In a new study of 16 industrial countries during the Cold War, Brazilian economists Andre Albuquerque Sant’Anna and Leonardo Weller argue that the “more national elites were under the threat of communist revolution, the more the state-introduced policies that reduced top income shares” — whether that be taxing and spending more, or allowing uncomfortably powerful trade unions. Those “reds under the bed” helped ensure you would have social democracy at home.
Communism was not the sole shackle on capitalism, but it is one that typically gets painted out of history.
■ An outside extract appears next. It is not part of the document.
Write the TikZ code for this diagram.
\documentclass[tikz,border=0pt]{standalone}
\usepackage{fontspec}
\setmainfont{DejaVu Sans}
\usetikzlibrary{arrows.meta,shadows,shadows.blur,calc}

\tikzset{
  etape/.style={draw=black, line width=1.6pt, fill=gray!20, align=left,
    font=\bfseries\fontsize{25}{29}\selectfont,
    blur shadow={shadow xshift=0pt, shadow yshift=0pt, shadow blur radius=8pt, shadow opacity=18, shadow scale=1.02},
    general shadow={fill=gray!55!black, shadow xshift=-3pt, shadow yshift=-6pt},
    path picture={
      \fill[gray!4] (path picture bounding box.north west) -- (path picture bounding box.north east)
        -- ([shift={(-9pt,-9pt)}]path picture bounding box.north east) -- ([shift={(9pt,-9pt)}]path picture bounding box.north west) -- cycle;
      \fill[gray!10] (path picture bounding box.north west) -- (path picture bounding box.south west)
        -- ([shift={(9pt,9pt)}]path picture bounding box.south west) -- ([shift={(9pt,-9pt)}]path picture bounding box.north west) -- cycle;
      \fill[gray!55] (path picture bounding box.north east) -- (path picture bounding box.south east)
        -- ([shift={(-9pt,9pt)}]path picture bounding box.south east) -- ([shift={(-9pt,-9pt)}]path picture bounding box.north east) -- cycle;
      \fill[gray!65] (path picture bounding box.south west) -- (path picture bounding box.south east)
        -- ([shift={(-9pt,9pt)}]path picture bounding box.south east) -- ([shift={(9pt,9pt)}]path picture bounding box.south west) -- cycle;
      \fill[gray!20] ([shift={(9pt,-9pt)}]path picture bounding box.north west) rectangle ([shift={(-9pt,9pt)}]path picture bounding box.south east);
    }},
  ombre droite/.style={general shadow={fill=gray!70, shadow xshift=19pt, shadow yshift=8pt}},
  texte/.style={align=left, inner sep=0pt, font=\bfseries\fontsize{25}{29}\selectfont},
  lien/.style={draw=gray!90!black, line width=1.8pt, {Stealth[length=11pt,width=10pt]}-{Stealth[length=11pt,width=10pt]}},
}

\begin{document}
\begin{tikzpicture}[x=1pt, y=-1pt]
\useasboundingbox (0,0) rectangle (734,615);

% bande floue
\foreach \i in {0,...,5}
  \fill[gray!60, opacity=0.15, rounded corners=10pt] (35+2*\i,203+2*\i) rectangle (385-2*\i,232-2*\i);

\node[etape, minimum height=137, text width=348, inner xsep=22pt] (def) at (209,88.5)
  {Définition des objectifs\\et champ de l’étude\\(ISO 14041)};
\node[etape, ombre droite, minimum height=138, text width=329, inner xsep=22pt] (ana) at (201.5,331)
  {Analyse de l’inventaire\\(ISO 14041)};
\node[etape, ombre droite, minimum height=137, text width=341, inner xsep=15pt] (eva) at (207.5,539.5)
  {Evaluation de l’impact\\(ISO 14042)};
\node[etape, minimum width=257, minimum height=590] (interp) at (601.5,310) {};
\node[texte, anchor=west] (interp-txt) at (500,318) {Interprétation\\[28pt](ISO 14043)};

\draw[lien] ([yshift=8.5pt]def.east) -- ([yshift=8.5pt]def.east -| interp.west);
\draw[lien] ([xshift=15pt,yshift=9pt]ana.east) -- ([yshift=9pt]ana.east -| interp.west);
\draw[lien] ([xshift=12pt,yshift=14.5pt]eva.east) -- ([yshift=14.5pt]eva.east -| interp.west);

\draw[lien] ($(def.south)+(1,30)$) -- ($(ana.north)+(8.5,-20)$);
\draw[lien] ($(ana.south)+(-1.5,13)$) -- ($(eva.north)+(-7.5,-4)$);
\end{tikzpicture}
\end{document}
Yet as the late Marxist historian Eric Hobsbawm observed in his memoir Interesting Times, even in the 1980s, when the Soviet bloc was ailing and feeble, it could still “frighten the rich and the rulers of the world into taking some notice of the needs of the poor.”
Almost all such counterweights to extreme capitalism have disappeared today, from strong trade unions to alternative national models. The resulting debauchery is all around us, from the companies that shovel money toward their shareholders while sending their workers to food banks, to the billionaires now preparing to run for US president, to the major capitals, such as London, that ask barely any questions of passing kleptocrats, but instead sell them anything they want.
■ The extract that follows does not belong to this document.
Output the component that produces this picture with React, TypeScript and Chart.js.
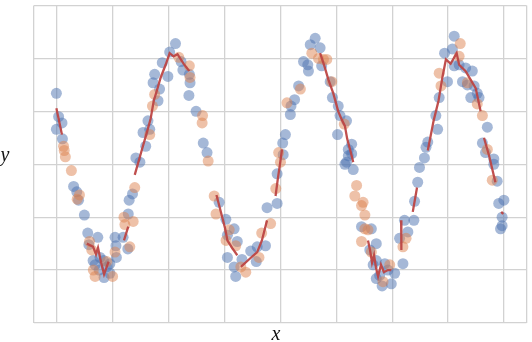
import { useEffect, useRef } from 'react';
import { Chart, registerables } from 'chart.js';

Chart.register(...registerables);

// Training points (blue)
const blueX = [
  0.00, 0.10, 0.25, 0.00, 0.27, 0.77, 0.91, 0.99, 1.25, 1.40, 1.85, 1.45, 1.64, 1.95, 2.11, 2.25, 2.39, 2.13, 2.39, 2.62, 2.66, 2.68, 2.98, 3.19, 1.73, 1.91,
  3.21, 3.25, 3.40, 3.55, 3.73, 3.87, 3.99, 4.09, 4.32, 4.39, 4.54, 4.73, 4.98, 5.06, 5.32, 5.57, 5.65, 5.94, 5.97, 5.92, 6.24, 6.56, 6.73, 4.17, 4.61,
  7.27, 7.57, 7.94, 7.64, 8.08, 7.64, 7.94, 8.01, 8.68, 8.97, 8.93, 9.34, 9.41, 9.86, 10.11, 10.23, 10.13, 9.86, 8.29,
  10.45, 10.48, 10.64, 10.82, 11.04, 11.23, 11.26, 11.34, 11.56, 11.78, 11.85, 12.23, 12.33, 12.59, 12.67, 12.56, 12.96, 13.04, 13.19, 12.96, 13.26, 12.89, 13.04, 13.19,
  13.63, 14.07, 14.29, 14.00, 14.29, 14.15, 14.67, 14.81, 14.44, 14.29, 15.11, 15.48, 14.96, 14.55, 15.55, 15.70, 15.33, 15.97, 16.00, 16.14, 16.22,
  16.44, 16.51, 16.59, 17.03, 16.95, 17.10, 17.34, 17.47, 17.69, 17.77, 17.77, 17.99, 18.28, 18.58, 18.14, 18.36, 18.66, 18.80, 18.51, 18.88, 19.25, 19.03, 19.17, 19.54, 19.54, 19.69, 19.76, 19.99, 19.91, 19.91, 19.84,
];
const blueY = [
  0.67, 0.45, 0.39, 0.33, 0.24, -0.21, -0.26, -0.34, -0.48, -0.65, -0.69, -0.76, -0.91, -0.88, -0.91, -0.97, -0.94, -1.07, -1.03, -0.69, -0.77, -0.88, -0.69, -0.80, -0.95, -1.00,
  -0.47, -0.34, -0.28, 0.06, 0.02, 0.30, 0.17, 0.41, 0.77, 0.85, 0.60, 0.96, 0.83, 1.06, 1.14, 0.97, 0.89, 0.85, 0.77, 0.65, 0.50, 0.20, 0.11, 0.33, 0.71,
  -0.36, -0.52, -0.61, -0.67, -0.73, -0.88, -0.97, -1.06, -0.82, -0.78, -0.92, -0.77, -0.41, -0.37, 0.20, 0.28, 0.09, -0.09, -0.90,
  0.47, 0.55, 0.61, 0.74, 0.97, 0.94, 0.88, 1.13, 1.19, 1.10, 0.93, 0.78, 0.63, 0.55, 0.46, 0.28, 0.41, 0.14, 0.10, 0.02, -0.05, 0.00, 0.08, 0.19,
  -0.59, -0.61, -0.75, -0.81, -0.91, -0.95, -0.94, -1.00, -1.05, -1.08, -1.03, -0.94, -1.13, -1.15, -0.53, -0.64, -0.70, -0.53, -0.35, -0.17, -0.03,
  0.06, 0.16, 0.21, 0.33, 0.46, 0.63, 1.05, 0.78, 1.09, 1.21, 0.93, 0.94, 0.91, 0.88, 0.78, 0.75, 0.74, 0.67, 0.63, 0.63, 0.35, 0.20, 0.11, 0.05, 0.00, -0.16, -0.37, -0.34, -0.50, -0.58, -0.61,
];

// Test points (orange)
const orangeX = [
  0.32, 0.35, 0.40, 0.67, 1.03, 0.93, 1.48, 1.58, 1.65, 1.73, 2.51, 2.62, 3.02, 3.06, 2.25, 3.43, 3.28,
  3.50, 4.17, 4.29, 4.39, 5.47, 5.94, 5.97, 6.53, 6.51, 6.78,
  7.05, 7.13, 7.72, 8.01, 8.46, 8.24, 9.05, 9.17, 9.57, 9.80, 9.93, 10.01, 7.58,
  10.30, 10.90, 11.41, 11.71, 11.93, 12.08, 12.30, 12.86,
  13.41, 13.33, 13.70, 13.63, 13.78, 13.78, 13.92, 13.63, 14.07, 14.59, 14.89, 15.62, 15.48,
  17.10, 17.18, 17.99, 18.04, 18.36, 18.80, 19.03, 19.25, 19.47,
];
const orangeY = [
  0.17, 0.13, 0.07, -0.06, -0.29, -0.33, -0.73, -0.81, -1.00, -1.06, -1.06, -0.83, -0.50, -0.57, -0.92, -0.54, -0.78,
  -0.22, 0.28, 0.55, 0.66, 1.01, 0.93, 0.82, 0.46, 0.39, 0.03,
  -0.30, -0.47, -0.62, -0.77, -1.02, -0.97, -0.88, -0.65, -0.56, -0.23, 0.11, 0.02, -0.72,
  0.58, 0.71, 1.05, 1.00, 0.99, 0.99, 0.78, 0.38,
  -0.20, -0.30, -0.36, -0.39, -0.48, -0.61, -0.62, -0.73, -0.83, -1.11, -0.95, -0.70, -0.78,
  0.86, 0.74, 1.02, 1.14, 0.77, 0.57, 0.46, 0.14, -0.15,
];

// Prediction line pieces (red)
const redSegX = [
  [0.00, 0.25],
  [1.36, 1.64, 1.77, 1.86, 2.00, 2.13, 2.33],
  [3.02, 3.21],
  [3.50, 3.81, 4.08, 4.21, 4.35, 4.48, 4.66, 4.88, 5.06, 5.23, 5.41, 5.68, 5.94],
  [7.15, 7.36, 7.54, 7.64, 7.85, 8.08],
  [8.24, 8.60, 8.97, 9.18, 9.41],
  [9.79, 9.89, 9.98, 10.08],
  [11.78, 11.97, 12.15, 12.37, 12.59, 12.73, 12.89, 12.99, 13.13, 13.26],
  [13.92, 14.01, 14.10, 14.19, 14.28, 14.37, 14.50, 14.63, 14.81, 14.96],
  [15.40, 15.41],
  [15.92, 16.11],
  [16.59, 16.85, 17.07, 17.25, 17.40, 17.61, 17.88, 17.99, 18.28, 18.73, 18.95],
  [19.10, 19.33, 19.61],
  [19.87, 19.96],
];
const redSegY = [
  [0.53, 0.28],
  [-0.75, -0.78, -0.85, -0.79, -0.93, -1.04, -0.92],
  [-0.72, -0.59],
  [-0.10, 0.13, 0.33, 0.43, 0.60, 0.69, 0.82, 0.94, 1.05, 1.02, 1.04, 0.95, 0.88],
  [-0.29, -0.46, -0.61, -0.72, -0.79, -0.86],
  [-0.97, -0.90, -0.83, -0.72, -0.53],
  [-0.30, -0.14, -0.01, 0.14],
  [1.05, 0.93, 0.80, 0.67, 0.50, 0.43, 0.36, 0.24, 0.13, 0.02],
  [-0.72, -0.81, -0.93, -0.86, -0.98, -1.06, -0.95, -1.02, -1.00, -1.00],
  [-0.53, -0.81],
  [-0.45, -0.22],
  [0.13, 0.41, 0.60, 0.83, 0.99, 0.95, 1.05, 0.94, 0.88, 0.72, 0.50],
  [0.25, 0.08, -0.17],
  [-0.45, -0.47],
];

const xTicks = [-1, 0, 2.5, 5, 7.5, 10, 12.5, 15, 17.5, 20, 21];
const yTicks = [-1.5, -1, -0.5, 0, 0.5, 1, 1.5];
const xLabel = 'x';
const yLabel = 'y';

export default function App() {
  const ref = useRef<HTMLCanvasElement>(null);

  useEffect(() => {
    if (!ref.current) return;
    const blue = blueX.map((x, i) => ({ x, y: blueY[i] }));
    const orange = orangeX.map((x, i) => ({ x, y: orangeY[i] }));
    const red: { x: number; y: number | null }[] = [];
    redSegX.forEach((seg, s) => {
      if (s > 0) red.push({ x: seg[0], y: null });
      seg.forEach((x, i) => red.push({ x, y: redSegY[s][i] }));
    });

    const labelsPlugin = {
      id: 'axisLabels',
      afterDraw(chart: any) {
        const ctx = chart.ctx;
        ctx.save();
        ctx.fillStyle = '#111';
        ctx.font = 'italic 20px "Liberation Serif"';
        ctx.textAlign = 'center';
        ctx.textBaseline = 'alphabetic';
        ctx.fillText(yLabel, 5, 161);
        ctx.fillText(xLabel, 276, 340);
        ctx.restore();
      },
    };

    const gridColor = '#d2d2d2';
    const chart = new Chart(ref.current, {
      type: 'scatter',
      data: {
        datasets: [
          {
            label: 'prediction',
            data: red as any,
            showLine: true,
            spanGaps: false,
            borderColor: 'rgba(189,70,68,0.95)',
            borderWidth: 2.3,
            pointRadius: 0,
            fill: false,
            order: 0,
          },
          {
            label: 'test',
            data: orange,
            backgroundColor: 'rgba(221,132,82,0.5)',
            borderWidth: 0,
            pointRadius: 5.5,
            order: 1,
          },
          {
            label: 'train',
            data: blue,
            backgroundColor: 'rgba(76,114,176,0.5)',
            borderWidth: 0,
            pointRadius: 5.5,
            order: 2,
          },
        ],
      },
      options: {
        responsive: false,
        animation: false,
        layout: { padding: { left: 34, top: 4, right: 3, bottom: 19 } },
        plugins: { legend: { display: false }, tooltip: { enabled: false } },
        scales: {
          x: {
            type: 'linear',
            min: -1,
            max: 21,
            afterBuildTicks: (s: any) => {
              s.ticks = xTicks.map((v) => ({ value: v }));
            },
            ticks: { display: false },
            grid: { color: gridColor, lineWidth: 1.3, drawTicks: false },
            border: { display: false },
          },
          y: {
            type: 'linear',
            min: -1.5,
            max: 1.5,
            afterBuildTicks: (s: any) => {
              s.ticks = yTicks.map((v) => ({ value: v }));
            },
            ticks: { display: false },
            grid: { color: gridColor, lineWidth: 1.3, drawTicks: false },
            border: { display: false },
          },
        },
      },
      plugins: [labelsPlugin],
    });
    return () => chart.destroy();
  }, []);

  return (
    <div style={{ position: 'fixed', left: 0, top: 0, width: 532, height: 342, background: '#fff' }}>
      <canvas ref={ref} width={532} height={342} style={{ display: 'block' }} />
    </div>
  );
}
Countervailing forces made capitalism not only more bearable for those living under it, but also more likely to survive. Without them, the system loses both consent and even the will to carry on. The banking crash, Brexit, the impending climate catastrophe — all should serve as distress signals for keen-eared capitalists, yet the answer to each is to serve up more of the same: more finance, more slash-and-burn and more tokenism around carrier bags.
A system so manifestly unwilling to change course will hit the rocks. One paradox of the 20th century was that communism failed, yet helped capitalism to success. The challenge for this century will be whether we can build a new political movement to scare the capitalists silly, so as to force them to come to their senses.